Book clubs, popular with adult readers for years, are far less common among children. But some parents see them as a way to encourage reading. Interest also has been sparked by the book "The Mother-Daughter Book Club" (Harper Perennial, 1997), the account of a successful East Coast group by its founder, Shireen Dodson, assistant director of the Center for African American History and Culture at the Smithsonian Institution.

Dodson, who has some idea of the number of mother-daughter book clubs from a newsletter she briefly published, says the clubs are catching on more quickly in the East than here in the Southland.

"There were six or seven in Southern California, but there are thousands of mother-daughter book clubs out there."

There also are many that include boys, she said, although she believes that single-gender groups stay better focused on the book at hand.

Mothers of girls in the San Gabriel Valley club, which has been in existence for more than a year and a half, say closeness and understanding are among the main benefits.

"Hannah and I get into discussions we never would have without the club," said one mom, Diann Kim. "Sometimes they'll say things in the group that they wouldn't say to a parent," explained Melanie Havens, whose daughter, Caroline, is in the club. "As they talk about the characters, you find out what they think about a lot of things."

The club meets every five or six weeks on a Sunday evening, rotating in members' homes.

"The rule is the dads and siblings leave," Kim said. "It's a very tribal thing."

The girls and their mothers gather over hors d'oeuvres, the talk moving from that evening's book, to earlier books and recent events at school or home. Over dinner the focus shifts exclusively to the current book.

Books are selected by the host girl, although mothers sometimes influence a decision. A few of the moms lobbied for Judy Blume's "Are You There God? It's Me, Margaret," the story of an 11-year-old's tribulations with looming adolescence.

"We thought it would be good because it brings up puberty issues," Kim said, "but they launched into a discussion of whether there's a God."


The session on "The White Mountains" was lively but brief, mainly because there was little disagreement.

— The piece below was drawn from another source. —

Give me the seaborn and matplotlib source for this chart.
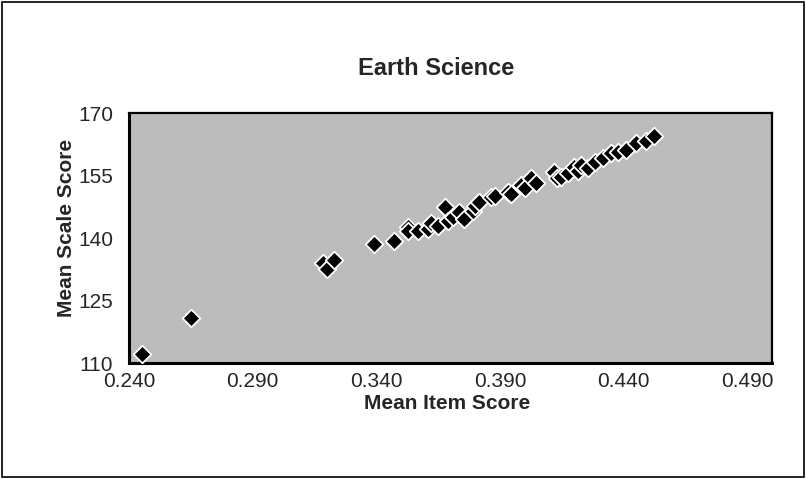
import pandas as pd
import numpy as np
import seaborn as sns
import matplotlib.pyplot as plt
from matplotlib.patches import Rectangle

# values
item_score = [0.2453, 0.2651, 0.3185, 0.3201, 0.3229, 0.3390, 0.3473, 0.3527,
              0.3530, 0.3568, 0.3608, 0.3620, 0.3649, 0.3676, 0.3690, 0.3709,
              0.3736, 0.3756, 0.3790, 0.3800, 0.3817, 0.3864, 0.3878, 0.3932,
              0.3945, 0.3986, 0.4000, 0.4026, 0.4046, 0.4120, 0.4130, 0.4148,
              0.4175, 0.4201, 0.4215, 0.4228, 0.4255, 0.4282, 0.4316, 0.4350,
              0.4377, 0.4411, 0.4451, 0.4490, 0.4524]
scale_score = [112.2, 120.8, 134.0, 132.6, 134.7, 138.6, 139.3, 142.6,
               141.6, 141.8, 142.2, 143.5, 143.0, 147.4, 144.0, 145.0,
               146.2, 144.6, 146.6, 147.8, 148.6, 149.8, 150.2, 151.0,
               150.5, 152.7, 152.0, 154.3, 153.1, 155.9, 154.3, 154.7,
               155.5, 157.1, 156.0, 157.5, 156.7, 158.3, 159.1, 160.3,
               160.7, 161.1, 162.7, 163.3, 164.4]
x_ticks = [0.240, 0.290, 0.340, 0.390, 0.440, 0.490]
y_ticks = [110, 125, 140, 155, 170]

df = pd.DataFrame({'item': item_score, 'scale': scale_score})

sns.set_style("white")
plt.rcParams['font.family'] = ['Liberation Sans', 'DejaVu Sans']

fig = plt.figure(figsize=(8.06, 4.79), dpi=100)
ax = fig.add_axes([0.160, 0.242, 0.798, 0.522])
ax.set_facecolor('#bcbcbc')

sns.scatterplot(x='item', y='scale', data=df, marker='D', color='black',
                edgecolor='white', linewidth=1.3, s=80, ax=ax, zorder=3)

ax.set_xlim(0.24, 0.50)
ax.set_ylim(110, 170)
ax.set_xticks(x_ticks)
ax.set_xticklabels(['%.3f' % t for t in x_ticks])
ax.set_yticks(y_ticks)
ax.tick_params(axis='both', direction='inout', length=9, width=1.2,
               color='black', labelsize=15)
ax.tick_params(axis='x', pad=2)
ax.tick_params(axis='y', pad=7)
for sp in ax.spines.values():
    sp.set_color('black')
    sp.set_linewidth(1.6)
ax.spines['bottom'].set_linewidth(2.2)
ax.spines['left'].set_linewidth(2.2)

ax.set_xlabel('')
ax.set_ylabel('')
fig.text(0.555, 0.157, 'Mean Item Score', ha='center', va='center',
         fontsize=15, fontweight='bold')
fig.text(0.082, 0.524, 'Mean Scale Score', ha='center', va='center',
         rotation=90, fontsize=15, fontweight='bold')
fig.text(0.541, 0.858, 'Earth Science', ha='center', va='center',
         fontsize=17, fontweight='bold')

# outer chart border
fig.patches.append(Rectangle((0.002, 0.004), 0.995, 0.992, transform=fig.transFigure,
                             fill=False, edgecolor='black', linewidth=1.2))

plt.savefig('out.png', dpi=100)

All five girls believe Will makes the right choice in risking his life to join the rebels in their snowbound hideaway.

"I'd go to the White Mountains," Caroline Havens said. "All the hardships would be worth it to be free."

The book was the group's first science fiction selection. Members said it is an example of how the club has introduced them to genres they hadn't considered reading. Still, in a poll of the club's favorite selections, "The White Mountains" received no votes.

The top book was "Ella Enchanted" by Gail Carson Levine (Harper Collins, 1997), a retelling of the Cinderella story. Rachel Guest explained its popularity, saying, "The girl was really independent and didn't care what anyone thought."

Capable, self-confident heroines are a common thread in many of the members' favorite books.

Natasha Lewis said of "Catherine, Called Birdy" by Karen Cushman (Clarion Books, 1994): "I like it because she plays pranks on all the men who come into her life, because she doesn't want to marry them."

But one of the club's best times was had with James B. Garfield's "Follow My Leader" (Scholastic, 1994), and it wasn't a discussion at all.

"The book is about this boy who becomes blind after an accident," Hannah said. "We played a game where the girls and moms would close their eyes and try to figure out who was not in the room."

Dodson believes the payoffs of a book club are many.

"Clearly it's a multifaceted benefit," she said. "You do get the better communication, and the child reads more, and her thinking improves. The analytic skills are better. Teachers will say they can understand a story more fully and deconstruct a character. It shows up in their writing skills."

All in all, just about the opposite of being capped.